What had got into Danner, anyway? Inside he wondered more. Danner said:
"You needn't lock this morning; you can stay in the corridor, and I'll have your breakfast sent in to you in a moment."
Then Danner put up his big hand and whispered in Archie's ear:
"I'll see the cook and get her to sneak in a little cream and sugar for your coffee."
Archie could not understand this, nor had he then time to wonder about it, for he was being turned into the prison, and there, he knew, his companions were waiting to know the news. Most of them were in their cells. Two of them, the English thief and Mosey--he could tell it was Mosey by the striped sweater--were standing in the far end of the corridor, but they did not even look. He caught a snatch of their conversation.
"What was the rap, the dip?"
"No, penny weightin'."
They appeared to be talking indifferently and were no more curious--so one would say--than they would have been if some dinge had been vagged. And yet Archie knew that every motion, every word, every gesture of his was important. He tried to walk just as he had always walked. They waited till Archie was at his cell door, and then some one called in a tone of suspense that could be withheld no longer:
"What's the word, Archie?"
"Touched off," he called, loud enough for them all to hear. He spoke the words carelessly, almost casually, with great nonchalance. There was silence, sinister and profound. Then gradually the conversation was resumed between cell and cell; they were all calling out to him, all straining to be cheerful and encouraging.

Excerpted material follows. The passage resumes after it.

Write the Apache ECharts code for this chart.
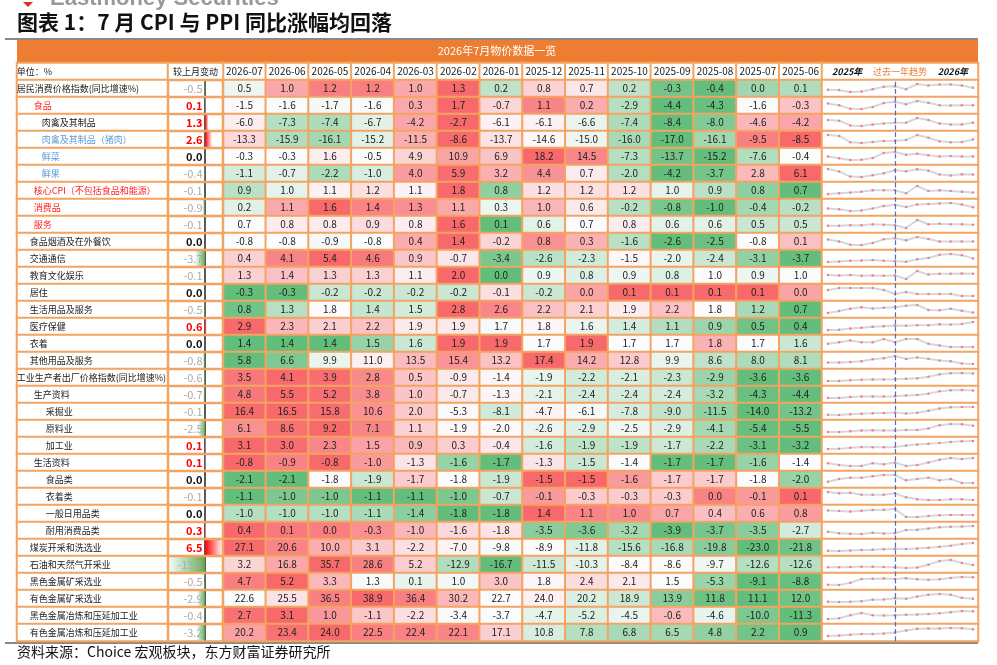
<!DOCTYPE html>
<html><head><meta charset="utf-8">
<script src="https://cdn.jsdelivr.net/npm/echarts@6/dist/echarts.min.js"></script>
<style>html,body{margin:0;background:#fff}#c{width:997px;height:665px}</style></head>
<body><div id="c"></div>
<script>
const months = ['2026-07','2026-06','2026-05','2026-04','2026-03','2026-02','2026-01','2025-12','2025-11','2025-10','2025-09','2025-08','2025-07','2025-06'];
const rowNames = ['居民消费价格指数(同比增速%)','食品','肉禽及其制品','肉禽及其制品（猪肉）','鲜菜','鲜果','核心CPI（不包括食品和能源）','消费品','服务','食品烟酒及在外餐饮','交通通信','教育文化娱乐','居住','生活用品及服务','医疗保健','衣着','其他用品及服务','工业生产者出厂价格指数(同比增速%)','生产资料','采掘业','原料业','加工业','生活资料','食品类','衣着类','一般日用品类','耐用消费品类','煤炭开采和洗选业','石油和天然气开采业','黑色金属矿采选业','有色金属矿采选业','黑色金属冶炼和压延加工业','有色金属冶炼和压延加工业'];
const changes = [-0.5,0.1,1.3,2.6,0.0,-0.4,-0.1,-0.9,-0.1,0.0,-3.7,-0.1,0.0,-0.5,0.6,0.0,-0.8,-0.6,-0.7,-0.1,-2.5,0.1,0.1,0.0,-0.1,0.0,0.3,6.5,-13.6,-0.5,-2.9,-0.4,-3.2];
const values = [
[0.5,1.0,1.2,1.2,1.0,1.3,0.2,0.8,0.7,0.2,-0.3,-0.4,0.0,0.1],
[-1.5,-1.6,-1.7,-1.6,0.3,1.7,-0.7,1.1,0.2,-2.9,-4.4,-4.3,-1.6,-0.3],
[-6.0,-7.3,-7.4,-6.7,-4.2,-2.7,-6.1,-6.1,-6.6,-7.4,-8.4,-8.0,-4.6,-4.2],
[-13.3,-15.9,-16.1,-15.2,-11.5,-8.6,-13.7,-14.6,-15.0,-16.0,-17.0,-16.1,-9.5,-8.5],
[-0.3,-0.3,1.6,-0.5,4.9,10.9,6.9,18.2,14.5,-7.3,-13.7,-15.2,-7.6,-0.4],
[-1.1,-0.7,-2.2,-1.0,4.0,5.9,3.2,4.4,0.7,-2.0,-4.2,-3.7,2.8,6.1],
[0.9,1.0,1.1,1.2,1.1,1.8,0.8,1.2,1.2,1.2,1.0,0.9,0.8,0.7],
[0.2,1.1,1.6,1.4,1.3,1.1,0.3,1.0,0.6,-0.2,-0.8,-1.0,-0.4,-0.2],
[0.7,0.8,0.8,0.9,0.8,1.6,0.1,0.6,0.7,0.8,0.6,0.6,0.5,0.5],
[-0.8,-0.8,-0.9,-0.8,0.4,1.4,-0.2,0.8,0.3,-1.6,-2.6,-2.5,-0.8,0.1],
[0.4,4.1,5.4,4.6,0.9,-0.7,-3.4,-2.6,-2.3,-1.5,-2.0,-2.4,-3.1,-3.7],
[1.3,1.4,1.3,1.3,1.1,2.0,0.0,0.9,0.8,0.9,0.8,1.0,0.9,1.0],
[-0.3,-0.3,-0.2,-0.2,-0.2,-0.2,-0.1,-0.2,0.0,0.1,0.1,0.1,0.1,0.0],
[0.8,1.3,1.8,1.4,1.5,2.8,2.6,2.2,2.1,1.9,2.2,1.8,1.2,0.7],
[2.9,2.3,2.1,2.2,1.9,1.9,1.7,1.8,1.6,1.4,1.1,0.9,0.5,0.4],
[1.4,1.4,1.4,1.5,1.6,1.9,1.9,1.7,1.9,1.7,1.7,1.8,1.7,1.6],
[5.8,6.6,9.9,11.0,13.5,15.4,13.2,17.4,14.2,12.8,9.9,8.6,8.0,8.1],
[3.5,4.1,3.9,2.8,0.5,-0.9,-1.4,-1.9,-2.2,-2.1,-2.3,-2.9,-3.6,-3.6],
[4.8,5.5,5.2,3.8,1.0,-0.7,-1.3,-2.1,-2.4,-2.4,-2.4,-3.2,-4.3,-4.4],
[16.4,16.5,15.8,10.6,2.0,-5.3,-8.1,-4.7,-6.1,-7.8,-9.0,-11.5,-14.0,-13.2],
[6.1,8.6,9.2,7.1,1.1,-1.9,-2.0,-2.6,-2.9,-2.5,-2.9,-4.1,-5.4,-5.5],
[3.1,3.0,2.3,1.5,0.9,0.3,-0.4,-1.6,-1.9,-1.9,-1.7,-2.2,-3.1,-3.2],
[-0.8,-0.9,-0.8,-1.0,-1.3,-1.6,-1.7,-1.3,-1.5,-1.4,-1.7,-1.7,-1.6,-1.4],
[-2.1,-2.1,-1.8,-1.9,-1.7,-1.8,-1.9,-1.5,-1.5,-1.6,-1.7,-1.7,-1.8,-2.0],
[-1.1,-1.0,-1.0,-1.1,-1.1,-1.0,-0.7,-0.1,-0.3,-0.3,-0.3,0.0,-0.1,0.1],
[-1.0,-1.0,-1.0,-1.1,-1.4,-1.8,-1.8,1.4,1.1,1.0,0.7,0.4,0.6,0.8],
[0.4,0.1,0.0,-0.3,-1.0,-1.6,-1.8,-3.5,-3.6,-3.2,-3.9,-3.7,-3.5,-2.7],
[27.1,20.6,10.0,3.1,-2.2,-7.0,-9.8,-8.9,-11.8,-15.6,-16.8,-19.8,-23.0,-21.8],
[3.2,16.8,35.7,28.6,5.2,-12.9,-16.7,-11.5,-10.3,-8.4,-8.6,-9.7,-12.6,-12.6],
[4.7,5.2,3.3,1.3,0.1,1.0,3.0,1.8,2.4,2.1,1.5,-5.3,-9.1,-8.8],
[22.6,25.5,36.5,38.9,36.4,30.2,22.7,24.0,20.2,18.9,13.9,11.8,11.1,12.0],
[2.7,3.1,1.0,-1.1,-2.2,-3.4,-3.7,-4.7,-5.2,-4.5,-0.6,-4.6,-10.0,-11.3],
[20.2,23.4,24.0,22.5,22.4,22.1,17.1,10.8,7.8,6.8,6.5,4.8,2.2,0.9]
];
const indents = [18,35,43,43,43,43,35,35,35,31,31,31,31,31,31,31,31,18,35,47,47,47,35,47,47,47,47,31,31,31,31,31,31];
const nameColors = ['#222','#FF2020','#222','#5B9BD5','#5B9BD5','#5B9BD5','#FF2020','#FF2020','#FF2020'];

const ORANGE = '#F4A460';
const FONT = '"Noto Sans CJK SC", sans-serif';
const N = rowNames.length;
const yCats = ['h'].concat(rowNames.map((_, i) => 'r' + i));
const top0 = 63, bot0 = 24;

function mix(a, b, t) {
  const pa = a.match(/\w\w/g).map(h => parseInt(h, 16)), pb = b.match(/\w\w/g).map(h => parseInt(h, 16));
  return 'rgb(' + pa.map((v, i) => Math.round(v + (pb[i] - v) * t)).join(',') + ')';
}
function scaleColor(v, arr) {
  const s = arr.slice().sort((a, b) => a - b);
  const mn = s[0], mx = s[s.length - 1];
  const m = (s[6] + s[7]) / 2;
  if (v >= m) return mx === m ? '#FCFCFF' : mix('FCFCFF', 'F8696B', (v - m) / (mx - m));
  return mn === m ? '#FCFCFF' : mix('FCFCFF', '63BE7B', (m - v) / (m - mn));
}
const cellStyle = {borderColor: ORANGE, borderWidth: 2};

const grids = [], xAxes = [], yAxes = [], series = [];
function addGrid(g, x, y) {
  grids.push(g); const gi = grids.length - 1;
  xAxes.push(Object.assign({gridIndex: gi}, x)); yAxes.push(Object.assign({gridIndex: gi}, y));
  return gi;
}
const yCat = {type: 'category', data: yCats, inverse: true, show: false};

let g = addGrid({left: 17, width: 151, top: top0, bottom: bot0}, {type: 'category', data: ['n'], show: false}, yCat);
series.push({type: 'heatmap', xAxisIndex: g, yAxisIndex: g, itemStyle: cellStyle,
  data: [{value: [0, 0, 0], itemStyle: {color: '#fff'}, label: {show: true, formatter: '单位：%', position: 'insideLeft', distance: 0, offset: [1, 0], fontSize: 9, color: '#222', fontFamily: FONT}}]
    .concat(rowNames.map((n, i) => ({value: [0, i + 1, 0], itemStyle: {color: '#fff'},
      label: {show: true, formatter: n, position: 'insideLeft', distance: 0, offset: [indents[i] - 17, 0], fontSize: 9, color: nameColors[i] || '#222', fontFamily: FONT}})))});

g = addGrid({left: 168, width: 55, top: top0 + 17, bottom: bot0}, {type: 'value', min: -13.7, max: 6.6, show: false},
  {type: 'category', data: rowNames, inverse: true, axisTick: {show: false}, axisLabel: {show: false}, axisLine: {show: true, lineStyle: {color: '#222', width: 1.5}}});
series.push({type: 'bar', xAxisIndex: g, yAxisIndex: g, barWidth: 15, z: 1,
  data: changes.map(v => ({value: v, itemStyle: {color: v < 0
    ? {type: 'linear', x: 1, y: 0, x2: 0, y2: 0, colorStops: [{offset: 0, color: '#63A84B'}, {offset: 1, color: 'rgba(99,190,123,0.05)'}]}
    : {type: 'linear', x: 0, y: 0, x2: 1, y2: 0, colorStops: [{offset: 0, color: '#FF0000'}, {offset: 1, color: 'rgba(255,255,255,1)'}]}}}))});

g = addGrid({left: 168, width: 55, top: top0, bottom: bot0}, {type: 'category', data: ['c'], show: false}, yCat);
series.push({type: 'heatmap', xAxisIndex: g, yAxisIndex: g, z: 3, itemStyle: cellStyle,
  data: [{value: [0, 0, 0], itemStyle: {color: '#fff'}, label: {show: true, formatter: '较上月变动', fontSize: 9, color: '#222', fontFamily: FONT}}]
    .concat(changes.map((v, i) => ({value: [0, i + 1, v], itemStyle: {color: 'rgba(0,0,0,0)'},
      label: {show: true, formatter: v.toFixed(1), align: 'right', offset: [7, 0], fontSize: 11, fontFamily: FONT,
        fontWeight: v >= 0 ? 'bold' : 'normal', color: v > 0 ? '#FF0000' : (v === 0 ? '#111' : '#AAAAAA')}})))});

g = addGrid({left: 223, right: 175, top: top0, bottom: bot0}, {type: 'category', data: months, show: false}, yCat);
const md = [];
months.forEach((m, j) => md.push({value: [j, 0, 0], itemStyle: {color: '#fff'}, label: {show: true, formatter: m, fontSize: 10, color: '#222', fontFamily: FONT}}));
values.forEach((row, i) => row.forEach((v, j) => md.push({value: [j, i + 1, v], itemStyle: {color: scaleColor(v, row)},
  label: {show: true, formatter: v.toFixed(1), fontSize: 10, color: '#222', fontFamily: FONT}})));
series.push({type: 'heatmap', xAxisIndex: g, yAxisIndex: g, itemStyle: cellStyle, data: md});

g = addGrid({left: 822, width: 156, top: top0, bottom: bot0}, {type: 'category', data: ['t'], show: false}, yCat);
series.push({type: 'heatmap', xAxisIndex: g, yAxisIndex: g, itemStyle: cellStyle,
  data: [{value: [0, 0, 0], itemStyle: {color: '#fff'}, label: {show: true, fontFamily: FONT,
    formatter: '{a|2025年}    {b|过去一年趋势}    {a|2026年}',
    rich: {a: {fontSize: 9, fontStyle: 'italic', fontWeight: 'bold', color: '#111', fontFamily: FONT}, b: {fontSize: 9, color: '#ED7D31', fontFamily: FONT}}}}]
    .concat(rowNames.map((n, i) => ({value: [0, i + 1, 0], itemStyle: {color: '#fff'}})))});

const trendX = months.slice().reverse();
g = addGrid({left: 828, width: 145, top: top0 + 17, bottom: bot0}, {type: 'category', data: trendX, show: false, boundaryGap: false}, {type: 'value', show: false});
series.push({type: 'line', xAxisIndex: g, yAxisIndex: g, data: [], z: 5,
  markLine: {silent: true, symbol: 'none', label: {show: false}, lineStyle: {color: '#4472C4', type: 'dashed', width: 1.2}, data: [{xAxis: '2025-12'}]}});

const rowH = (665 - top0 - bot0) / (N + 1);
values.forEach((row, i) => {
  const mn = Math.min(...row), mx = Math.max(...row);
  const gi = addGrid({left: 828, width: 145, top: top0 + rowH * (i + 1) + 4, height: rowH - 9},
    {type: 'category', data: trendX, show: false, boundaryGap: false},
    {type: 'value', show: false, min: mn, max: mx === mn ? mn + 1 : mx});
  series.push({type: 'line', xAxisIndex: gi, yAxisIndex: gi, data: row.slice().reverse(), z: 4,
    lineStyle: {color: '#D6D6DE', width: 2}, symbol: 'circle', symbolSize: 2.5, itemStyle: {color: '#F08080'}, silent: true});
});

const chart = echarts.init(document.getElementById('c'));
chart.setOption({
  animation: false,
  grid: grids, xAxis: xAxes, yAxis: yAxes, series: series,
  graphic: [
    {type: 'text', left: 50, top: -12, style: {text: 'Eastmoney Securities', font: 'bold 22px "Liberation Sans", sans-serif', fill: '#999'}},
    {type: 'polygon', shape: {points: [[23, 2], [33, 2], [28, 7]]}, style: {fill: '#E03020'}},
    {type: 'text', left: 17, top: 12, style: {text: '图表 1：7 月 CPI 与 PPI 同比涨幅均回落', font: 'bold 21px "Noto Sans CJK SC"', fill: '#111'}},
    {type: 'rect', shape: {x: 5, y: 38, width: 973, height: 2}, style: {fill: '#888'}},
    {type: 'rect', shape: {x: 17, y: 40, width: 961, height: 23}, style: {fill: '#ED7D31'}},
    {type: 'text', x: 497, y: 51, style: {text: '2026年7月物价数据一览', font: '11px "Noto Sans CJK SC"', fill: '#fff', align: 'center', verticalAlign: 'middle'}},
    {type: 'rect', shape: {x: 5, y: 642, width: 973, height: 2}, style: {fill: '#888'}},
    {type: 'text', left: 17, top: 645, style: {text: '资料来源：Choice 宏观板块，东方财富证券研究所', font: '14px "Noto Sans CJK SC"', fill: '#111'}}
  ]
});
</script></body></html>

"That mouthpiece of yours 'll spring you yet," some one said, "down below."
Archie listened to their attempts to cheer him, all pathetic enough, until presently the English thief passed his door, and said in a low voice:
"Be gime, me boy."
That was it! Be game! From this on, that must be his ideal of conduct. He knew how they would inquire, how some day Mason and old Dillon, how Gibbs and all the guns and yeggs would ask about this, how the old gang would ask about it--he must be game. He had made, he thought, a fair beginning.
Danner brought the breakfast himself, and good as his word he had got the cook to put some cream and sugar in his coffee. Not only this, but the cook had boiled him two eggs--and he hadn't eaten eggs in months. The last time, he recalled, was when Curly had boiled some in a can--had Curly, over in another part of the prison, been told?
Archie thanked Danner and told him to thank the cook. And yet a wonder possessed him. He had never known kindness in a prison before, save among the prisoners themselves, and often they were cruel and mean to each other--like the rats and mission-stiffs who were always snitching and having them chalked and stood out. Here in this jail, he had never beheld any kindness, for notwithstanding the fact that nearly every one there was detained for a trial which was to establish his guilt or innocence, and the law had a theory that every one was to be presumed innocent until proved guilty, the sheriff and the jailers treated them all as if they were guilty, and as if it was their duty to assist in the punishment. But here was a man who had been declared guilty of a heinous crime, and was to receive the worst punishment man could bestow, and yet, suddenly, he was receiving every kindness, almost the first he had ever known, at least since he had grown up. Having done all they could to hurry him out of the world, men suddenly apologized by showering him with attention while he remained.
When he ate his breakfast Archie felt better,--Mr. Marriott would do something, he was sure; it was not possible that this thing could happen to him.
"Any of youse got the makin's?" he called.
Instantly, all down the corridor on both sides, the cells' voices rang:
"Here! Here! Archie! Here, have mine!"
"Mr. Marriott gave me a whole box yesterday, but I smoked 'em all up in the night!" he said.